Without the bailout, nobody on Wall Street would have a job right now. (This may be the case for Main Street as well, but it is definitely the case for Wall Street.) In the last year banks have generated tremendous profits only because we gave them a boatload of money to play around with (and the Troubled Asset Relief Program isn't even the half of it, so saying it's all paid back is disingenuous). It's quite simple, really: humility and gratitude are in order. If we were all in this thing together when the economy was tanking (i.e., if the banks needed us then), then they shouldn't be able to walk away with all the profits. It's wrong for these punks to be paying themselves enormous bonuses. And curbing their pay is not impractical or threatening to the fabric of society.
This is not to say that I blame the bankers (I just think less of them than ever). Again I blame Obama. This has been, and I'm afraid it will be, his biggest mistake, political and moral. He should not have allowed Wall Street to get away with these bonuses while the rest of us continue to hurt. And just to be clear, I'm not saying these bonuses are wrong because they look bad, because they highlight our vast disparity of wealth (though they do). Skyrocketing unemployment and skyrocketing bonuses shouldn't go hand-in-hand, but that's really a question of taste. The crime here is that this bonus money comes directly from our pockets. The source is easy to trace, and obviously average Americans are tracing it: our billions plus lenient market policy = windfall profits. (It doesn't take the genius of Goldman Sachs to make money when borrowing is practically free.) Obama gave Wall Street permission to play with our money. This wasn't necessarily a bad idea. But with that permission should have come some responsibility, some understanding that the banks would do more than usual to help small businesses and/or individuals survive this recession.
Lloyd Blankfein's recently announced $100M bonus is a case in point: a shameless, provocative slap in the face to the Americans - over 10% of whom are now unemployed - who quite literally helped him make all that money by paying their taxes for 2008. News like this will undermine Obama's moral authority, and it should. There may not be laws on the books, as Matt Taibbi suggests, but what's going on here is absolutely a crime.

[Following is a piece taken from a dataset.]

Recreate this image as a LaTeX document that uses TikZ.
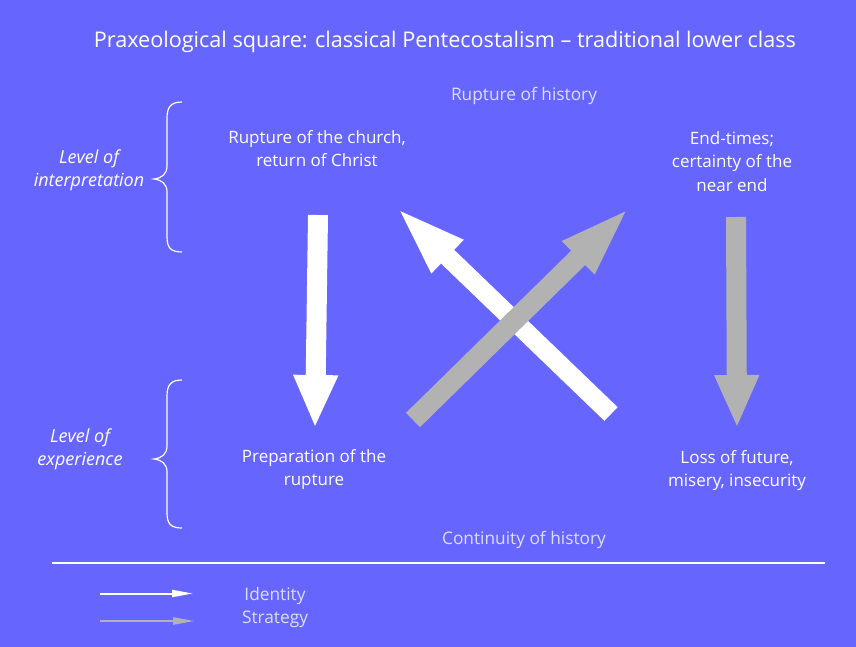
\documentclass[tikz,border=0pt]{standalone}
\usepackage{fontspec}
\setmainfont{Open Sans}
\usetikzlibrary{arrows.meta}
\definecolor{bg}{HTML}{6666FF}
\definecolor{arrgray}{HTML}{B2B2B2}
\definecolor{lav}{HTML}{DDDDFF}
\begin{document}
\begin{tikzpicture}[x=1pt,y=-1pt,
  lbl/.style={text=white,font=\fontsize{17}{23.5}\selectfont,align=center,inner sep=0pt},
  sublbl/.style={text=lav,font=\fontsize{17.3}{23}\selectfont,align=center,inner sep=0pt},
  lvl/.style={text=white,font=\fontsize{18}{23}\selectfont\itshape,align=center,inner sep=0pt},
  ttl/.style={text=white,font=\fontsize{21.6}{25}\selectfont,inner sep=0pt},
  brace/.style={draw=white,line width=1.2pt},
  bigw/.style={draw=white,line width=20pt,-{Triangle[width=41pt,length=53pt]}},
  bigg/.style={draw=arrgray,line width=20pt,-{Triangle[width=41pt,length=53pt]}},
  diagw/.style={draw=white,line width=19pt,-{Triangle[width=40pt,length=73pt]}},
  diagg/.style={draw=arrgray,line width=20pt,-{Triangle[width=40pt,length=74pt]}},
  legw/.style={draw=white,line width=2pt,-{Triangle[width=7pt,length=21pt]}},
  legg/.style={draw=arrgray,line width=2.5pt,-{Triangle[width=7pt,length=22pt]}}
]
\fill[bg] (0,0) rectangle (856,647);
\useasboundingbox (0,0) rectangle (856,647);

% title and history labels
\node[ttl] (title) at (445,42) {Praxeological square: classical Pentecostalism – traditional lower class};
\node[sublbl] (rupt) at (524,96) {Rupture of history};
\node[sublbl] (cont) at (524,540) {Continuity of history};

% corner labels
\node[lbl] (tl) at (317,148.5) {Rupture of the church,\\return of Christ};
\node[lbl] (tr) at (732,161.5) {End-times;\\certainty of the\\near end};
\node[lbl] (bl) at (314,469.5) {Preparation of the\\rupture};
\node[lbl] (br) at (737,470.5) {Loss of future,\\misery, insecurity};

% level labels
\node[lvl] (li) at (89,170.5) {Level of\\interpretation};
\node[lvl] (le) at (80,449.5) {Level of\\experience};

% braces
\draw[brace] (182,102) .. controls (171,102) and (167,107) .. (167,118)
  -- (167,166) .. controls (167,174) and (162,178) .. (154,179)
  .. controls (162,180) and (167,184) .. (167,192)
  -- (167,237) .. controls (167,248) and (171,252) .. (182,252);
\draw[brace] (182,380) .. controls (171,380) and (167,385) .. (167,396)
  -- (167,446) .. controls (167,454) and (162,458) .. (154,459)
  .. controls (162,460) and (167,464) .. (167,472)
  -- (167,513) .. controls (167,524) and (171,528) .. (182,528);

% big arrows
\coordinate (a1s) at (318,215);
\coordinate (a1e) at (315,428);
\coordinate (a4s) at (736,217);
\coordinate (a4e) at (737,428);
\coordinate (a2s) at (611,414);
\coordinate (a2e) at (395,206);
\coordinate (a3s) at (413,420);
\coordinate (a3e) at (631,206);
\draw[bigw] (a1s) -- (a1e);
\draw[bigg] (a4s) -- (a4e);
\draw[diagw] (a2s) -- (a2e);
\draw[diagg] (a3s) -- (a3e);

% separator
\draw[white,line width=1.3pt] (52,563) -- (825,563);

% legend
\coordinate (lw1) at (100,593.5);
\coordinate (lw2) at (193,593.5);
\coordinate (lg1) at (100,621);
\coordinate (lg2) at (195,621);
\draw[legw] (lw1) -- (lw2);
\draw[legg] (lg1) -- (lg2);
\node[sublbl] (ident) at (275,596) {Identity};
\node[sublbl] (strat) at (275,619) {Strategy};
\end{tikzpicture}
\end{document}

Finally, the argument that we should defer to the expertise of Wall Street at this very moment is a pathetic, self-loathing stance. What is Democracy if not the faith in the wisdom of the common man? Just because folks on Main Street don't understand derivatives, credit default swaps or mortgage-backed securities doesn't mean you give up on oversight and defer to the experts. That's why the Secretary of Defense has to be a civilian, and that's why Obama should have had fewer Wall Street insiders in his Treasury. We got into this mess because of a lack of oversight. I don't disagree that we can't expect the general public to "firmly grasp macro-economics and the complexity of the global financial system." But isn't it TERRIBLY OBVIOUS that we can't expect the titans of Wall Street to grasp the same? Because if they could grasp the complexity of our financial system, this would have never happened! The average American may not understand collateralized debt obligations, but he can tell when he's getting screwed by a bunch of smug, corrupt bankers. This is a good thing.
William Buckley, the famous conservative, said it best: "I'd rather trust the government of United States to the first 400 people in the Boston phone directory than to the faculty of Harvard University."